My goats seldom sleep inside unless it is the middle of the winter or a rainstorm...they like the outside better it seems, as long as they feel they are safe.  Possibly the first few nights the only "safe place", or so they thought, was in the goat house....Now they have changed their minds, so you must be doing something right.


----------



## churchx3 (Oct 14, 2010)

Mine sleep outside every night unless it is raining...


----------



## lilhill (Oct 14, 2010)

()relics said:
			
		

> My goats seldom sleep inside unless it is the middle of the winter or a rainstorm...they like the outside better it seems, as long as they feel they are safe.  Possibly the first few nights the only "safe place", or so they thought, was in the goat house....Now they have changed their minds, so you must be doing something right.


----------



## Emmetts Dairy (Oct 14, 2010)

Welcome!!   

Mine too sleep outside unless its raining or winter.  Its been colder up here in NH at night so they've been using a three sided shelter I have outside in thier yard.  But thier not going into the barn yet???  They must be content!!  Thats a good thing!!!  Thier pretty good about making themselves comfortable!!   Thats for sure!!


----------



## mlw987m (Oct 14, 2010)

Thanks! My DH was up ALL NIGHT making sure they were not trying to escape!!
And we have an electric fence!


----------



## TheSheepGirl (Oct 14, 2010)

the electric fence doesn't mean a thing. One of our does just pops right through the fence. She's so stubborn. 

I don't see how she does it though. I hit the fence the other day and it hurt! I thought I was gonna cry. 

I guess she just has a thick hide.

Some goats will stay in and others will just go right through.

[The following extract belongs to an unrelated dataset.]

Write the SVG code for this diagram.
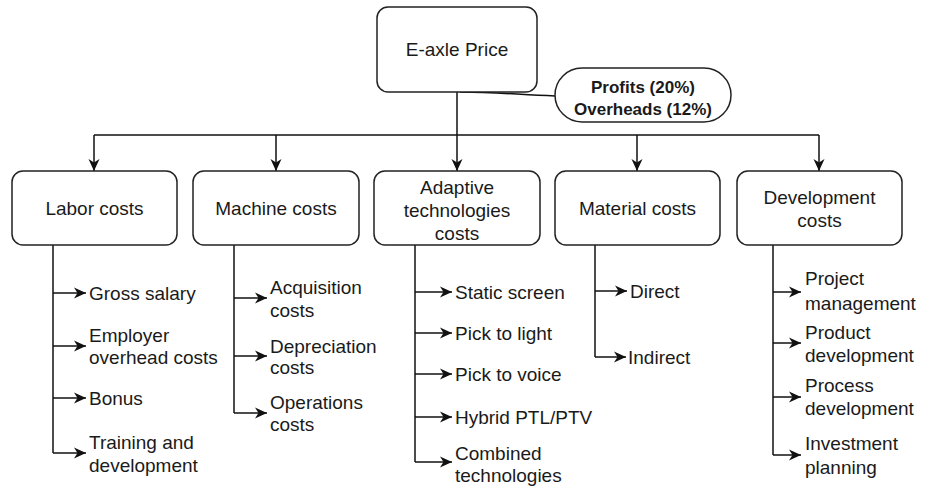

It depends on the goats.

Ours goats aren't even brought inside unless it is raining.


----------



## cmjust0 (Oct 14, 2010)

When it's nice out, mine usually stay outside.  If it's raining or the ground's wet, they'll go in the barn.  

Mine actually like to find a nice big warm rock holding heat on cool nights after bright, sunny days.


----------



## warthog (Oct 14, 2010)

Mine also like to sleep outside.  

The first night we got them we put them inside and closed the door.  They were manic, I thought they would headbut the shed down.  We opened the door and they were fine.

We don't even bother with the door now, have taken it off.


----------



## mlw987m (Oct 14, 2010)

Thanks - they seem to be just htaqt way and it has calmed my DH down
It is pouring outside and they are in their house now


----------



## Emmetts Dairy (Oct 15, 2010)

Good to hear!!! Its pouring here too and they are all bunkered down to their shelters as well!!  They take pretty good care of themselves!!!  


I worry of the winds here...I hate it cuz the tree branches go flying!  I wish they would head into them barn....


----------